◆ Goal of the exercise: Write the lines out again, from the top of the material to the line containing "const noPad = s", pictures excluded.

◆ Data excerpt:

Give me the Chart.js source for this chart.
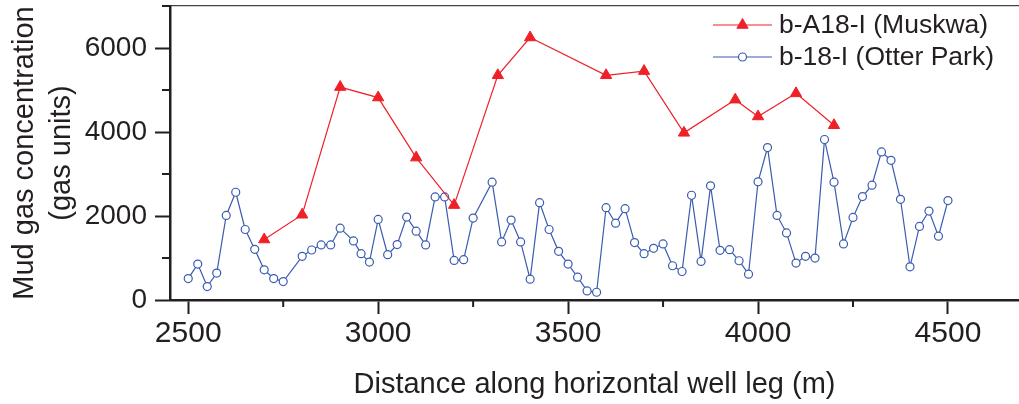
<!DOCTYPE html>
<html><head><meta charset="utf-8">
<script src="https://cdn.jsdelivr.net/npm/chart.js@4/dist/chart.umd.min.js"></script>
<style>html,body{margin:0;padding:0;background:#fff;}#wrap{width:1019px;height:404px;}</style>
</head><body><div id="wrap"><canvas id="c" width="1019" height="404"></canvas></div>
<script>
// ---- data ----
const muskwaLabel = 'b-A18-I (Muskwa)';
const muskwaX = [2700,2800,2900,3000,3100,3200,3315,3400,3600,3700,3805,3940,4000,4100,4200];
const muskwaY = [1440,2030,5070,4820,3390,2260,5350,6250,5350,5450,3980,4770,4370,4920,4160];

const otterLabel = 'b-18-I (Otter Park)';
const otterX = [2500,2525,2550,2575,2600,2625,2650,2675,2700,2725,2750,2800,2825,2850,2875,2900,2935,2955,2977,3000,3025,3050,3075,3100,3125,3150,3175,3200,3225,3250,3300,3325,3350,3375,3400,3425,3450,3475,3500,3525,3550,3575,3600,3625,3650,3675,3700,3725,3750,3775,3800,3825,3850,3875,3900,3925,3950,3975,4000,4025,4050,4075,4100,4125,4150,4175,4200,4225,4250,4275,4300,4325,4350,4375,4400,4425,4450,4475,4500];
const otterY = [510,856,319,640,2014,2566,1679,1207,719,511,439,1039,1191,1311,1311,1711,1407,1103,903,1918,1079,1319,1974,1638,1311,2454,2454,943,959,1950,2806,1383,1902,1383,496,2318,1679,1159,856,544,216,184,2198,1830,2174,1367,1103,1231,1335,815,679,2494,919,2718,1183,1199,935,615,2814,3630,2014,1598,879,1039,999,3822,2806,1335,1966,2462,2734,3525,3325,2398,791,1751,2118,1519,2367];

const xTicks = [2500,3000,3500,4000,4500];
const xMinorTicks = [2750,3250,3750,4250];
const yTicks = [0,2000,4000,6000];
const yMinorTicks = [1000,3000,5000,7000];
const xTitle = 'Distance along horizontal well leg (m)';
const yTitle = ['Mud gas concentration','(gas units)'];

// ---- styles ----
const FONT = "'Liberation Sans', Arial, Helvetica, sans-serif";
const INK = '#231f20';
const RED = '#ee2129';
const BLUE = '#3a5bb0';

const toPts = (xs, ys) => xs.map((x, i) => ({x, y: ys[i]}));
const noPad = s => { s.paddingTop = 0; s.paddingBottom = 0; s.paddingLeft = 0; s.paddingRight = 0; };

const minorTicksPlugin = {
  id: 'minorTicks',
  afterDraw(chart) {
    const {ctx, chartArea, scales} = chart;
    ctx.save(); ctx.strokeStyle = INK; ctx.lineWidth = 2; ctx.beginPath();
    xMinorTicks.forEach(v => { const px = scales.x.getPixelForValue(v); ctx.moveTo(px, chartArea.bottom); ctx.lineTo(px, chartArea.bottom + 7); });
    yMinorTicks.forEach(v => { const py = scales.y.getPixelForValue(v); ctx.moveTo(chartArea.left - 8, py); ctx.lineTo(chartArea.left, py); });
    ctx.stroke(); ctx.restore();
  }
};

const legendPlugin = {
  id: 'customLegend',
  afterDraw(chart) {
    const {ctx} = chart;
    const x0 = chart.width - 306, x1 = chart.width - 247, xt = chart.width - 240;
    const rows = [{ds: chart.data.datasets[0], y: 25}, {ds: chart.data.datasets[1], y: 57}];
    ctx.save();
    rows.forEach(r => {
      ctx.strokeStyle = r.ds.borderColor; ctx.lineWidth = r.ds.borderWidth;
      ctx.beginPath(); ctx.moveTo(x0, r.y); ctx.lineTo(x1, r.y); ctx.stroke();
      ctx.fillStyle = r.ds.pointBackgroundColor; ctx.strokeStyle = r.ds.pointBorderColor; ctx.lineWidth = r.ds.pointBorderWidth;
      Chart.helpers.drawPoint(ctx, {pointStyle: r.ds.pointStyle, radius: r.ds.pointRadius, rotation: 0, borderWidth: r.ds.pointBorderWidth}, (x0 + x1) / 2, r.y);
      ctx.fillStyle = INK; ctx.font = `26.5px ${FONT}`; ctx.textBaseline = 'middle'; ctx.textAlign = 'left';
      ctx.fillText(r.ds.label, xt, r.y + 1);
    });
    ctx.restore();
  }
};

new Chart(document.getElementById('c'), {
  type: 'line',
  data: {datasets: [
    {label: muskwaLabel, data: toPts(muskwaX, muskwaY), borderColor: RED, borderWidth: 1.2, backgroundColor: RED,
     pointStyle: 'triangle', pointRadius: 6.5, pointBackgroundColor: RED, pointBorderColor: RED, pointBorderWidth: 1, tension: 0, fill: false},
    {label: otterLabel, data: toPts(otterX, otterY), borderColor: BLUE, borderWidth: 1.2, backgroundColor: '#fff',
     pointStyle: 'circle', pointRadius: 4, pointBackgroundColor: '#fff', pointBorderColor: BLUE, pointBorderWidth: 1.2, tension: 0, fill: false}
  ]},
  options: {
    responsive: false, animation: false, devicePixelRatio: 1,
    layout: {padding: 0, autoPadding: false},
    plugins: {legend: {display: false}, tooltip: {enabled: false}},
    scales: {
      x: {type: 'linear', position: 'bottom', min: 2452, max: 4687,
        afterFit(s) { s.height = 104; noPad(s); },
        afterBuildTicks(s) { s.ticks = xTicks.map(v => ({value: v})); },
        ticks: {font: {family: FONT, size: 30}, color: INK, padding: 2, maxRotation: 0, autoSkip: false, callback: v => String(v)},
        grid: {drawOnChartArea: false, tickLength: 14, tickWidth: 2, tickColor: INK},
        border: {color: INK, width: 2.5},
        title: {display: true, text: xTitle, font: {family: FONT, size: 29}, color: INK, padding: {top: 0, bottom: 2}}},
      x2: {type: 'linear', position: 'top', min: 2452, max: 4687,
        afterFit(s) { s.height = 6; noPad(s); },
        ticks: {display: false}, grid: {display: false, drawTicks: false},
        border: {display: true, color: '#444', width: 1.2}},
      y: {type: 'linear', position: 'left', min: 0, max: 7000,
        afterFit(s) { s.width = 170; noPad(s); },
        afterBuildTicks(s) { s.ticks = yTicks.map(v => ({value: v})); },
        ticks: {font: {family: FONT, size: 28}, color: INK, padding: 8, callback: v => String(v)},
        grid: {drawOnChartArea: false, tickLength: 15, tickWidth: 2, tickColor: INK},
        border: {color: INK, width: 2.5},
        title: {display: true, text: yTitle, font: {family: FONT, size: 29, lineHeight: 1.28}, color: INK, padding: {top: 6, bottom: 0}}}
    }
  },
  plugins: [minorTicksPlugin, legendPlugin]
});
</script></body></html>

◆ Full answer:
Give me the Chart.js source for this chart.
<!DOCTYPE html>
<html><head><meta charset="utf-8">
<script src="https://cdn.jsdelivr.net/npm/chart.js@4/dist/chart.umd.min.js"></script>
<style>html,body{margin:0;padding:0;background:#fff;}#wrap{width:1019px;height:404px;}</style>
</head><body><div id="wrap"><canvas id="c" width="1019" height="404"></canvas></div>
<script>
// ---- data ----
const muskwaLabel = 'b-A18-I (Muskwa)';
const muskwaX = [2700,2800,2900,3000,3100,3200,3315,3400,3600,3700,3805,3940,4000,4100,4200];
const muskwaY = [1440,2030,5070,4820,3390,2260,5350,6250,5350,5450,3980,4770,4370,4920,4160];

const otterLabel = 'b-18-I (Otter Park)';
const otterX = [2500,2525,2550,2575,2600,2625,2650,2675,2700,2725,2750,2800,2825,2850,2875,2900,2935,2955,2977,3000,3025,3050,3075,3100,3125,3150,3175,3200,3225,3250,3300,3325,3350,3375,3400,3425,3450,3475,3500,3525,3550,3575,3600,3625,3650,3675,3700,3725,3750,3775,3800,3825,3850,3875,3900,3925,3950,3975,4000,4025,4050,4075,4100,4125,4150,4175,4200,4225,4250,4275,4300,4325,4350,4375,4400,4425,4450,4475,4500];
const otterY = [510,856,319,640,2014,2566,1679,1207,719,511,439,1039,1191,1311,1311,1711,1407,1103,903,1918,1079,1319,1974,1638,1311,2454,2454,943,959,1950,2806,1383,1902,1383,496,2318,1679,1159,856,544,216,184,2198,1830,2174,1367,1103,1231,1335,815,679,2494,919,2718,1183,1199,935,615,2814,3630,2014,1598,879,1039,999,3822,2806,1335,1966,2462,2734,3525,3325,2398,791,1751,2118,1519,2367];

const xTicks = [2500,3000,3500,4000,4500];
const xMinorTicks = [2750,3250,3750,4250];
const yTicks = [0,2000,4000,6000];
const yMinorTicks = [1000,3000,5000,7000];
const xTitle = 'Distance along horizontal well leg (m)';
const yTitle = ['Mud gas concentration','(gas units)'];

// ---- styles ----
const FONT = "'Liberation Sans', Arial, Helvetica, sans-serif";
const INK = '#231f20';
const RED = '#ee2129';
const BLUE = '#3a5bb0';

const toPts = (xs, ys) => xs.map((x, i) => ({x, y: ys[i]}));
const noPad = s => { s.paddingTop = 0; s.paddingBottom = 0; s.paddingLeft = 0; s.paddingRight = 0; };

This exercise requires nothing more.